● **Instruction**
Leaving out the pictures, retype all the material exactly.

----------------------------------------

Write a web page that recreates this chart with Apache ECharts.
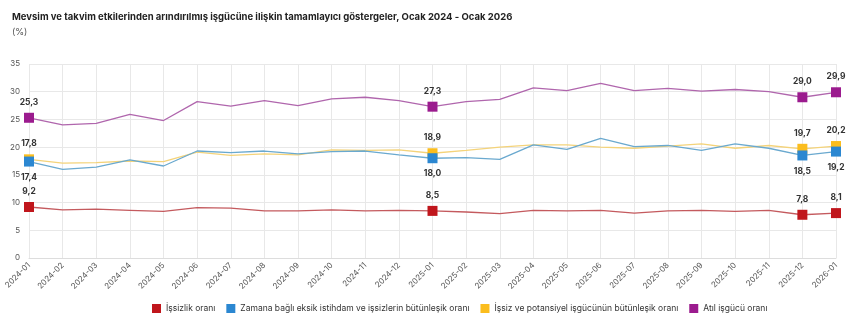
<!DOCTYPE html>
<html>
<head>
<meta charset="utf-8">
<script src="https://cdn.jsdelivr.net/npm/echarts@6/dist/echarts.min.js"></script>
<style>html,body{margin:0;padding:0;background:#fff}#c{width:850px;height:323px}</style>
</head>
<body>
<div id="c"></div>
<script>
const categories = ['2024-01','2024-02','2024-03','2024-04','2024-05','2024-06','2024-07','2024-08','2024-09','2024-10','2024-11','2024-12','2025-01','2025-02','2025-03','2025-04','2025-05','2025-06','2025-07','2025-08','2025-09','2025-10','2025-11','2025-12','2026-01'];
const issizlik = [9.2,8.7,8.8,8.6,8.4,9.1,9.0,8.5,8.5,8.7,8.5,8.6,8.5,8.3,8.0,8.6,8.5,8.6,8.1,8.5,8.6,8.4,8.6,7.8,8.1];
const zamana = [17.4,16.0,16.4,17.7,16.6,19.3,19.0,19.3,18.8,19.2,19.3,18.6,18.0,18.1,17.8,20.4,19.6,21.6,20.1,20.3,19.4,20.6,19.8,18.5,19.2];
const potansiyel = [17.8,17.1,17.2,17.5,17.4,19.1,18.5,18.8,18.6,19.5,19.4,19.5,18.9,19.4,20.0,20.4,20.4,20.0,19.8,20.2,20.6,19.8,20.3,19.7,20.2];
const atil = [25.3,24.0,24.3,25.9,24.8,28.2,27.4,28.4,27.5,28.7,29.0,28.4,27.3,28.2,28.6,30.7,30.2,31.5,30.2,30.6,30.1,30.4,30.0,29.0,29.9];
const markedIdx = [0,12,23,24];
const yTicks = [0,5,10,15,20,25,30,35];

const fmt = v => v.toFixed(1).replace('.', ',');

function build(name, vals, color, lineColor, pos, z) {
  return {
    name, type: 'line', z,
    data: vals.map((v, i) => markedIdx.includes(i)
      ? {value: v, symbol: 'rect', symbolSize: 10,
         label: {show: true, position: pos, distance: 6, formatter: fmt(v), fontSize: 8.5, fontWeight: 'bold', color: '#333', fontFamily: 'Inter'}}
      : {value: v, symbol: 'none'}),
    symbol: 'rect', showSymbol: true,
    itemStyle: {color},
    lineStyle: {color: lineColor, width: 1.3},
    emphasis: {disabled: true},
    animation: false
  };
}

const chart = echarts.init(document.getElementById('c'));
chart.setOption({
  animation: false,
  title: [
    {text: 'Mevsim ve takvim etkilerinden arındırılmış işgücüne ilişkin tamamlayıcı göstergeler, Ocak 2024 - Ocak 2026', left: 7, top: 7,
     textStyle: {fontSize: 9.5, fontWeight: 'bold', color: '#222', fontFamily: 'Inter'}},
    {text: '(%)', left: 7, top: 23, textStyle: {fontSize: 9, fontWeight: 'normal', color: '#555', fontFamily: 'Inter'}}
  ],
  grid: {left: 29, right: 14, top: 64, bottom: 65},
  legend: {
    bottom: 5, left: 147, itemWidth: 9, itemHeight: 9, itemGap: 11, icon: 'rect',
    textStyle: {fontSize: 8.5, color: '#333', fontFamily: 'Inter'},
    data: ['İşsizlik oranı','Zamana bağlı eksik istihdam ve işsizlerin bütünleşik oranı','İşsiz ve potansiyel işgücünün bütünleşik oranı','Atıl işgücü oranı']
  },
  xAxis: {
    type: 'category', data: categories, boundaryGap: false,
    axisLine: {lineStyle: {color: '#ddd'}}, axisTick: {show: false},
    axisLabel: {rotate: 45, fontSize: 8, color: '#555', interval: 0, margin: 6, fontFamily: 'Inter'},
    splitLine: {show: true, lineStyle: {color: '#e8e8e8'}}
  },
  yAxis: {
    type: 'value', min: yTicks[0], max: yTicks[yTicks.length-1], interval: 5,
    axisLine: {show: false}, axisTick: {show: false},
    axisLabel: {fontSize: 8, color: '#555', margin: 9, fontFamily: 'Inter'},
    splitLine: {lineStyle: {color: '#e8e8e8'}}
  },
  series: [
    build('İşsizlik oranı', issizlik, '#c0161c', '#c45a5e', 'top', 2),
    build('Zamana bağlı eksik istihdam ve işsizlerin bütünleşik oranı', zamana, '#2b87d1', '#6aa9cf', 'bottom', 4),
    build('İşsiz ve potansiyel işgücünün bütünleşik oranı', potansiyel, '#fbbd1e', '#f4d37a', 'top', 3),
    build('Atıl işgücü oranı', atil, '#9b1b8e', '#b066ad', 'top', 2)
  ]
});
</script>
</body>
</html>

----------------------------------------

● **Solution for this task**
Write a web page that recreates this chart with Apache ECharts.
<!DOCTYPE html>
<html>
<head>
<meta charset="utf-8">
<script src="https://cdn.jsdelivr.net/npm/echarts@6/dist/echarts.min.js"></script>
<style>html,body{margin:0;padding:0;background:#fff}#c{width:850px;height:323px}</style>
</head>
<body>
<div id="c"></div>
<script>
const categories = ['2024-01','2024-02','2024-03','2024-04','2024-05','2024-06','2024-07','2024-08','2024-09','2024-10','2024-11','2024-12','2025-01','2025-02','2025-03','2025-04','2025-05','2025-06','2025-07','2025-08','2025-09','2025-10','2025-11','2025-12','2026-01'];
const issizlik = [9.2,8.7,8.8,8.6,8.4,9.1,9.0,8.5,8.5,8.7,8.5,8.6,8.5,8.3,8.0,8.6,8.5,8.6,8.1,8.5,8.6,8.4,8.6,7.8,8.1];
const zamana = [17.4,16.0,16.4,17.7,16.6,19.3,19.0,19.3,18.8,19.2,19.3,18.6,18.0,18.1,17.8,20.4,19.6,21.6,20.1,20.3,19.4,20.6,19.8,18.5,19.2];
const potansiyel = [17.8,17.1,17.2,17.5,17.4,19.1,18.5,18.8,18.6,19.5,19.4,19.5,18.9,19.4,20.0,20.4,20.4,20.0,19.8,20.2,20.6,19.8,20.3,19.7,20.2];
const atil = [25.3,24.0,24.3,25.9,24.8,28.2,27.4,28.4,27.5,28.7,29.0,28.4,27.3,28.2,28.6,30.7,30.2,31.5,30.2,30.6,30.1,30.4,30.0,29.0,29.9];
const markedIdx = [0,12,23,24];
const yTicks = [0,5,10,15,20,25,30,35];

const fmt = v => v.toFixed(1).replace('.', ',');

function build(name, vals, color, lineColor, pos, z) {
  return {
    name, type: 'line', z,
    data: vals.map((v, i) => markedIdx.includes(i)
      ? {value: v, symbol: 'rect', symbolSize: 10,
         label: {show: true, position: pos, distance: 6, formatter: fmt(v), fontSize: 8.5, fontWeight: 'bold', color: '#333', fontFamily: 'Inter'}}
      : {value: v, symbol: 'none'}),
    symbol: 'rect', showSymbol: true,
    itemStyle: {color},
    lineStyle: {color: lineColor, width: 1.3},
    emphasis: {disabled: true},
    animation: false
  };
}

const chart = echarts.init(document.getElementById('c'));
chart.setOption({
  animation: false,
  title: [
    {text: 'Mevsim ve takvim etkilerinden arındırılmış işgücüne ilişkin tamamlayıcı göstergeler, Ocak 2024 - Ocak 2026', left: 7, top: 7,
     textStyle: {fontSize: 9.5, fontWeight: 'bold', color: '#222', fontFamily: 'Inter'}},
    {text: '(%)', left: 7, top: 23, textStyle: {fontSize: 9, fontWeight: 'normal', color: '#555', fontFamily: 'Inter'}}
  ],
  grid: {left: 29, right: 14, top: 64, bottom: 65},
  legend: {
    bottom: 5, left: 147, itemWidth: 9, itemHeight: 9, itemGap: 11, icon: 'rect',
    textStyle: {fontSize: 8.5, color: '#333', fontFamily: 'Inter'},
    data: ['İşsizlik oranı','Zamana bağlı eksik istihdam ve işsizlerin bütünleşik oranı','İşsiz ve potansiyel işgücünün bütünleşik oranı','Atıl işgücü oranı']
  },
  xAxis: {
    type: 'category', data: categories, boundaryGap: false,
    axisLine: {lineStyle: {color: '#ddd'}}, axisTick: {show: false},
    axisLabel: {rotate: 45, fontSize: 8, color: '#555', interval: 0, margin: 6, fontFamily: 'Inter'},
    splitLine: {show: true, lineStyle: {color: '#e8e8e8'}}
  },
  yAxis: {
    type: 'value', min: yTicks[0], max: yTicks[yTicks.length-1], interval: 5,
    axisLine: {show: false}, axisTick: {show: false},
    axisLabel: {fontSize: 8, color: '#555', margin: 9, fontFamily: 'Inter'},
    splitLine: {lineStyle: {color: '#e8e8e8'}}
  },
  series: [
    build('İşsizlik oranı', issizlik, '#c0161c', '#c45a5e', 'top', 2),
    build('Zamana bağlı eksik istihdam ve işsizlerin bütünleşik oranı', zamana, '#2b87d1', '#6aa9cf', 'bottom', 4),
    build('İşsiz ve potansiyel işgücünün bütünleşik oranı', potansiyel, '#fbbd1e', '#f4d37a', 'top', 3),
    build('Atıl işgücü oranı', atil, '#9b1b8e', '#b066ad', 'top', 2)
  ]
});
</script>
</body>
</html>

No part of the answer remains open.